Barcelona and Ibiza airports were among those impacted by the grounding, which lasted around 40 minutes on Friday.
The decision came after China sent its powerful Long March 5B rocket to deliver the final module of its Tiangong space station.
A remnant of the rocket made an uncontrolled re-entry, falling in the Pacific Ocean.
It was described as one of the largest objects to re-enter the atmosphere in recent years by the European Union Aviation Safety Agency.
In May 2020, properties in Ivory Coast were damaged when debris from the rocket's first launch came back down to Earth.

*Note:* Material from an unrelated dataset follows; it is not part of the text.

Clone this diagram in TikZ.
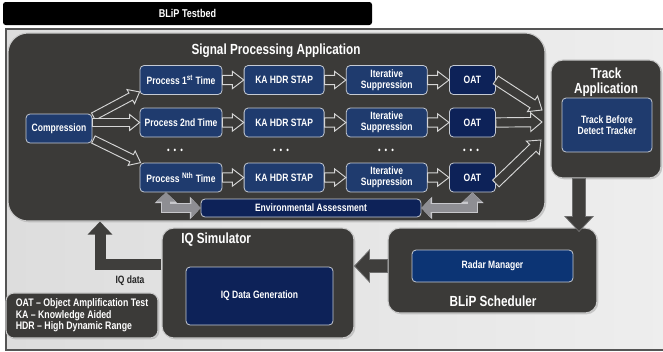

The European Union Space Surveillance and Tracking service had said on its website that the "statistical probability of an impact on the ground in populated areas" was low, with the remnant expected to land somewhere in the Atlantic Ocean.
However, it warned southern Italy, as well as northern Spain and Portugal were also in the trajectory.
As a precaution, Spain's national airspace agency established an 100km (62-mile) wide exclusion zone on either side of the falling rocket's orbit.
In the end, most of the rocket's remnants burnt up while the rest came down in the Pacific almost 1,000km southwest of Acapulco in Mexico.
In the past, America's space agency Nasa, external has called on China to design rockets to disintegrate into smaller pieces upon re-entry, as is the international norm.